Ad Hominem: This is the fallacy of attacking the author of an argument rather than the positions that they hold. It is probably the most common fallacy in American politics, and it is certainly the most pernicious. In 2008, for example, when a woman at a John McCain campaign event in Minnesota yelled out to the candidate that Obama is an Arab, that was an ad hominem attack. She meant it as an insult to Obama’s person, attacking him rather than the positions he stood for.
Ad hominem attacks undermine civility by making an argument personal. They suggest that because of who a person is (or who we perceive them to be), their positions don’t count and their voices don’t deserve to be heard. And by doing that, ad hominem attacks shut down communication.
Post Hoc, Ergo Propter Hoc: This is a fancy Latin name for a simple fallacy – the misconception that just because one event follows another, that first event is the cause of the second. It is the fallacy that tells us that because I touched a toad then got a wart, the toad must have caused the wart. Or it is the fallacy that tells us that just because there was a drop in crime when the state of Connecticut passed tougher gun laws in 2013, the gun laws caused the drop in crime. It’s possible that it is true, but without data to back it up, it’s simply bad reasoning.
The problem with this fallacy in terms of civility is that it can easily put us in the realm of misleading arguments. Should I support gun control based on a precedent that is no precedent at all?
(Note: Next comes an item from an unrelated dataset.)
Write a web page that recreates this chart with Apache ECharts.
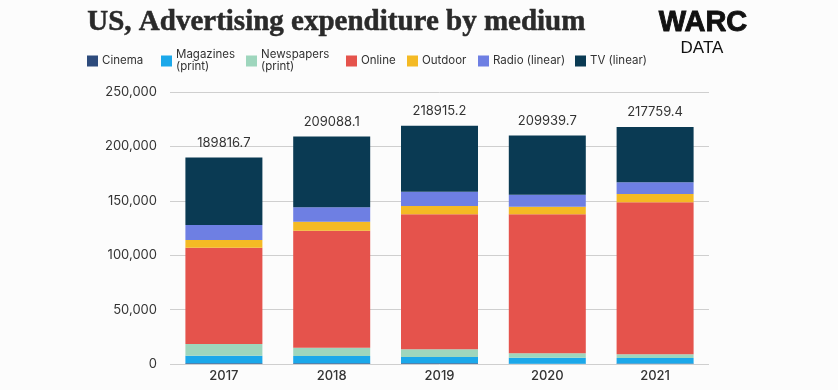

At best, post hoc, ergo propter hoc arguments undermine their proponents’ credibility. At worst, they are a convenient way to lie with data.
Hasty Generalization: This is the fallacy of jumping to conclusions without sufficient evidence. It is a matter of taking one or two instances of something and turning them into a trend. For example, if – just based on Rachel Dolezal – we argued that white people across the United States are trying to blur racial lines, or that they are regularly posing as black to gain some perceived advantage, that would be a hasty generalization fallacy. To see the error one needs only ask, as Jon Stewart asked: if being black is such a sweet deal, why are millions of white people ignoring such a sweet opportunity? The answer is because it is not in fact a trend.
The hasty generalization fallacy undermines civility because it leads us to draw poor conclusions about our own needs. It leads us to see problems where none necessarily exist. And by essentially crying wolf, we undermine our negotiating credibility.
Slippery Slope: This is the fallacy of assuming that just because we have taken one step down a given path, we are inextricably tied to that path. It is the alarmist fallacy that we see almost inevitably when a television talking head tells us that we’re doomed (doomed!). It is the fallacy, for example, that led some progressives to conclude in 2001 that just because the USA PATRIOT Act curtailed some civil liberties under some certain circumstances, the United States had undoubtedly boarded a slow train to fascism. The fact is that there is a wide gulf between even expanding surveillance programs and mid-twentieth century style totalitarian government. And taking just that first step does not necessarily mean we take the last.
Slippery slope arguments undermine civility specifically because of their alarmism. They tend to be born of fear, not due consideration. And like with the ad hominem attack, arguments from fear cut off communication rather than encouraging it.
The examples of logical fallacies here are perhaps a little heavy handed. If you look at the tenor of our public discourse, you’ll find these four – and probably many more – all over the place, and often lurking quietly and undetected. Beware. Logical fallacies can offer the comfortable illusion of a sound argument without any of its substance. And if our twin goals are civic engagement and mutual respect, that is a dangerous illusion indeed.